A Bordeaux mercredi dernier, à Paris jeudi, ou encore ce lundi à Nancy, les tribunaux administratifs ont validé les interdictions préfectorales des manifestations pour la Palestine. Mais la répression administrative a franchi un cap supplémentaire avec l’interdiction des conférences de la militante palestinienne Mariam Abu Daqqa ou, ce mercredi, du meeting unitaire pour la libération de Georges Ibrahim Abdallah, militant de la cause palestinienne, emprisonné en France depuis près de 40 ans.

Une répression systématique de toute expression de solidarité avec le peuple palestinien qui subit maintenant depuis plus de 10 jours les bombardements incessants des forces armées israéliennes, difficilement dissociable des directives du gouvernement et du climat politique qu’il entretient. Samedi dernier, en conférence de presse, Gérald Darmanin n’hésitait pas à décrire les manifestations de solidarité avec la Palestine comme des manifestations « pro-Hamas ».

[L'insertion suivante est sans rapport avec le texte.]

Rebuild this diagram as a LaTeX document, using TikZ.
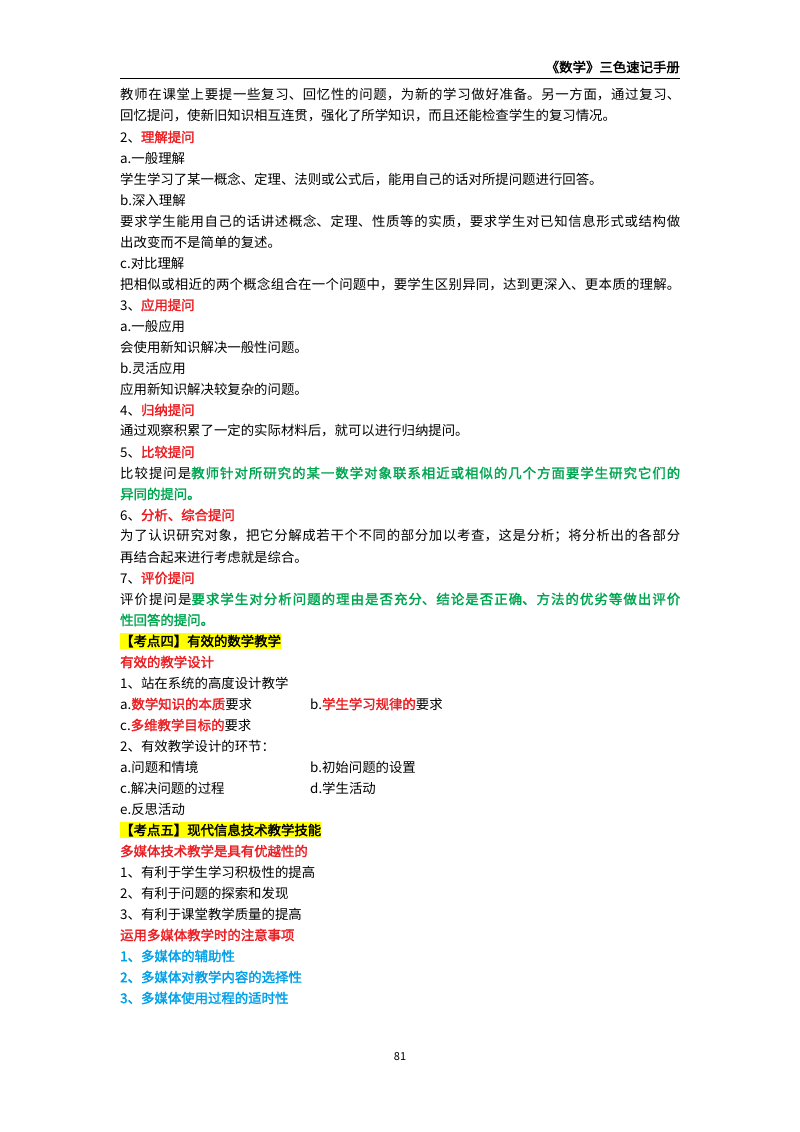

Dans ce contexte, difficile d’imaginer des préfets ne pas se plier à l’offensive en cours, d’autant plus que le Conseil d’Etat valide la lecture faite par le gouvernement de la situation. Dans sa décision, on peut ainsi lire que «  les manifestations sur la voie publique ayant pour objet, directement ou indirectement, de soutenir le Hamas (…), de justifier ou de valoriser les exactions telles que celles du 7 octobre 2023, comme ce fut le cas de récentes manifestations (…) dont l’une a d’ailleurs été organisée par l’association requérante, sont de nature à entraîner des troubles à l’ordre public, résultant notamment d’agissements relevant du délit d’apologie publique du terrorisme ou de la provocation publique à la discrimination, à la haine ou à la violence  ».

Face aux limites de cette décision, qui valide en dernière instance le statu quo actuel, seul un rapport de forces permettra d’imposer le droit de manifester. En ce sens, il est fondamental que les organisations politiques, syndicales et associatives fassent front le plus largement possible pour exiger et imposer la possibilité de manifester sa solidarité avec le peuple palestinien. Ce d’autant plus à l’heure où l’État israélien, dans son offensive en cours, ne recule devant aucune horreur.